▸ **Requirement**
Please transcribe the listing below in full and word for word, without its pictures.

▸ **Raw data**
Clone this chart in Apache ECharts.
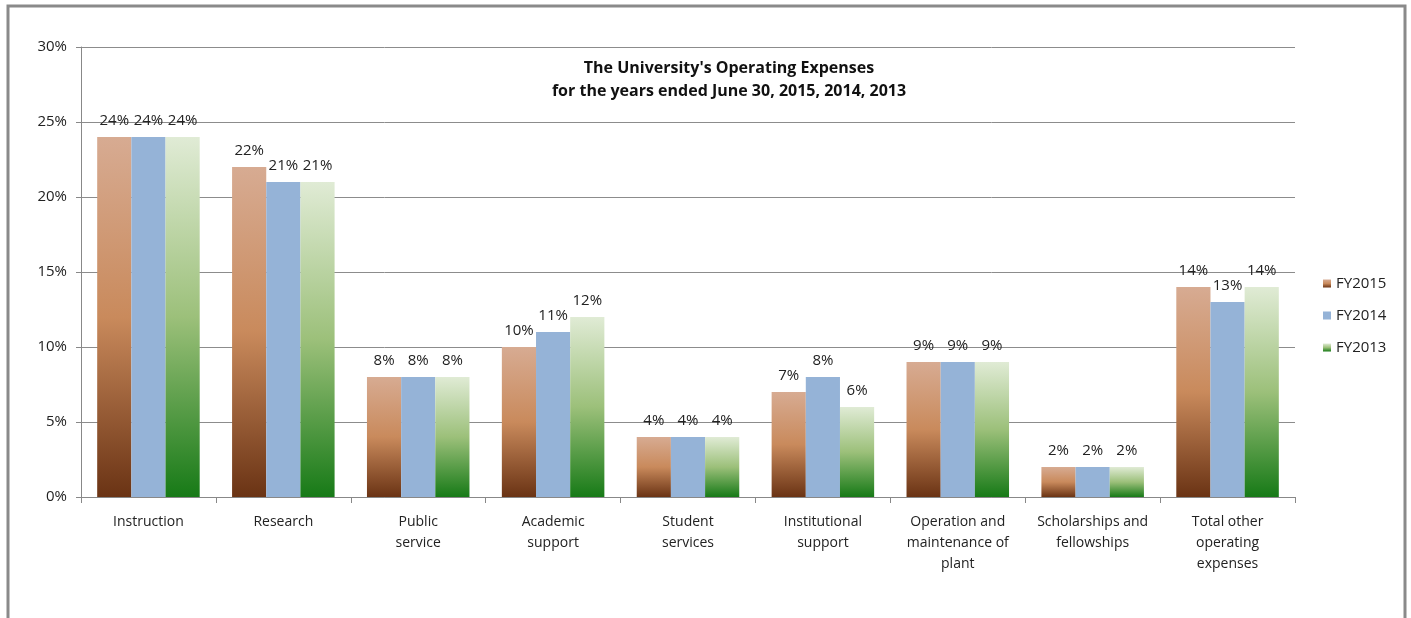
<!DOCTYPE html>
<html>
<head>
<meta charset="utf-8">
<script src="https://cdn.jsdelivr.net/npm/echarts@6/dist/echarts.min.js"></script>
<style>
html,body{margin:0;padding:0;background:#fff;}
#c{width:1411px;height:618px;}
</style>
</head>
<body>
<div id="c"></div>
<script>
const categories = ["Instruction","Research","Public\nservice","Academic\nsupport","Student\nservices","Institutional\nsupport","Operation and\nmaintenance of\nplant","Scholarships and\nfellowships","Total other\noperating\nexpenses"];
const fy2015 = [24,22,8,10,4,7,9,2,14];
const fy2014 = [24,21,8,11,4,8,9,2,13];
const fy2013 = [24,21,8,12,4,6,9,2,14];
const yTicks = [0,5,10,15,20,25,30];

const font = "'Open Sans', 'Liberation Sans', sans-serif";
const chart = echarts.init(document.getElementById('c'));
const grad = (top, mid, bottom) => new echarts.graphic.LinearGradient(0,0,0,1,[
  {offset:0,color:top},{offset:0.5,color:mid},{offset:1,color:bottom}]);
const brown = grad('#d7ab92','#c98a5c','#6a3314');
const green = grad('#e0ebd5','#9cc07a','#177a17');
const blue = '#95b3d7';
const lbl = {show:true, position:'top', formatter:'{c}%', color:'#222', fontSize:15, fontFamily:font, distance:9};

chart.setOption({
  animation:false,
  backgroundColor:'#fff',
  graphic:[{type:'rect', shape:{x:8,y:6,width:1397,height:620}, style:{fill:'none', stroke:'#8a8a8a', lineWidth:3}, silent:true}],
  title:{
    text:"The University's Operating Expenses\nfor the years ended June 30, 2015, 2014, 2013",
    left:724, top:52, textAlign:'center',
    textStyle:{fontFamily:font, fontSize:16, fontWeight:'bold', color:'#111', lineHeight:23}
  },
  legend:{
    orient:'vertical', left:1318, top:271, itemGap:17, itemWidth:8, itemHeight:8, icon:'rect',
    textStyle:{fontFamily:font, fontSize:15, color:'#222'},
    data:['FY2015','FY2014','FY2013']
  },
  grid:{left:81, right:116, top:47, bottom:121},
  xAxis:{
    type:'category', data:categories,
    axisLine:{lineStyle:{color:'#888'}},
    axisTick:{show:true, length:6, lineStyle:{color:'#888'}},
    axisLabel:{fontFamily:font, fontSize:14, color:'#222', lineHeight:21, margin:15, interval:0}
  },
  yAxis:{
    type:'value', min:0, max:30, interval:5,
    axisLine:{show:true, lineStyle:{color:'#888'}},
    axisTick:{show:true, length:5, lineStyle:{color:'#888'}},
    splitLine:{lineStyle:{color:'#8c8c8c'}},
    axisLabel:{formatter:'{value}%', fontFamily:font, fontSize:15, color:'#222', margin:14}
  },
  series:[
    {name:'FY2015', type:'bar', data:fy2015, barGap:'0%', barCategoryGap:'24%', itemStyle:{color:brown}, label:lbl},
    {name:'FY2014', type:'bar', data:fy2014, barGap:'0%', barCategoryGap:'24%', itemStyle:{color:blue}, label:lbl},
    {name:'FY2013', type:'bar', data:fy2013, barGap:'0%', barCategoryGap:'24%', itemStyle:{color:green}, label:lbl}
  ]
});
</script>
</body>
</html>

▸ **Finished exercise**
Clone this chart in Apache ECharts.
<!DOCTYPE html>
<html>
<head>
<meta charset="utf-8">
<script src="https://cdn.jsdelivr.net/npm/echarts@6/dist/echarts.min.js"></script>
<style>
html,body{margin:0;padding:0;background:#fff;}
#c{width:1411px;height:618px;}
</style>
</head>
<body>
<div id="c"></div>
<script>
const categories = ["Instruction","Research","Public\nservice","Academic\nsupport","Student\nservices","Institutional\nsupport","Operation and\nmaintenance of\nplant","Scholarships and\nfellowships","Total other\noperating\nexpenses"];
const fy2015 = [24,22,8,10,4,7,9,2,14];
const fy2014 = [24,21,8,11,4,8,9,2,13];
const fy2013 = [24,21,8,12,4,6,9,2,14];
const yTicks = [0,5,10,15,20,25,30];

const font = "'Open Sans', 'Liberation Sans', sans-serif";
const chart = echarts.init(document.getElementById('c'));
const grad = (top, mid, bottom) => new echarts.graphic.LinearGradient(0,0,0,1,[
  {offset:0,color:top},{offset:0.5,color:mid},{offset:1,color:bottom}]);
const brown = grad('#d7ab92','#c98a5c','#6a3314');
const green = grad('#e0ebd5','#9cc07a','#177a17');
const blue = '#95b3d7';
const lbl = {show:true, position:'top', formatter:'{c}%', color:'#222', fontSize:15, fontFamily:font, distance:9};

chart.setOption({
  animation:false,
  backgroundColor:'#fff',
  graphic:[{type:'rect', shape:{x:8,y:6,width:1397,height:620}, style:{fill:'none', stroke:'#8a8a8a', lineWidth:3}, silent:true}],
  title:{
    text:"The University's Operating Expenses\nfor the years ended June 30, 2015, 2014, 2013",
    left:724, top:52, textAlign:'center',
    textStyle:{fontFamily:font, fontSize:16, fontWeight:'bold', color:'#111', lineHeight:23}
  },
  legend:{
    orient:'vertical', left:1318, top:271, itemGap:17, itemWidth:8, itemHeight:8, icon:'rect',
    textStyle:{fontFamily:font, fontSize:15, color:'#222'},
    data:['FY2015','FY2014','FY2013']
  },
  grid:{left:81, right:116, top:47, bottom:121},
  xAxis:{
    type:'category', data:categories,
    axisLine:{lineStyle:{color:'#888'}},
    axisTick:{show:true, length:6, lineStyle:{color:'#888'}},
    axisLabel:{fontFamily:font, fontSize:14, color:'#222', lineHeight:21, margin:15, interval:0}
  },
  yAxis:{
    type:'value', min:0, max:30, interval:5,
    axisLine:{show:true, lineStyle:{color:'#888'}},
    axisTick:{show:true, length:5, lineStyle:{color:'#888'}},
    splitLine:{lineStyle:{color:'#8c8c8c'}},
    axisLabel:{formatter:'{value}%', fontFamily:font, fontSize:15, color:'#222', margin:14}
  },
  series:[
    {name:'FY2015', type:'bar', data:fy2015, barGap:'0%', barCategoryGap:'24%', itemStyle:{color:brown}, label:lbl},
    {name:'FY2014', type:'bar', data:fy2014, barGap:'0%', barCategoryGap:'24%', itemStyle:{color:blue}, label:lbl},
    {name:'FY2013', type:'bar', data:fy2013, barGap:'0%', barCategoryGap:'24%', itemStyle:{color:green}, label:lbl}
  ]
});
</script>
</body>
</html>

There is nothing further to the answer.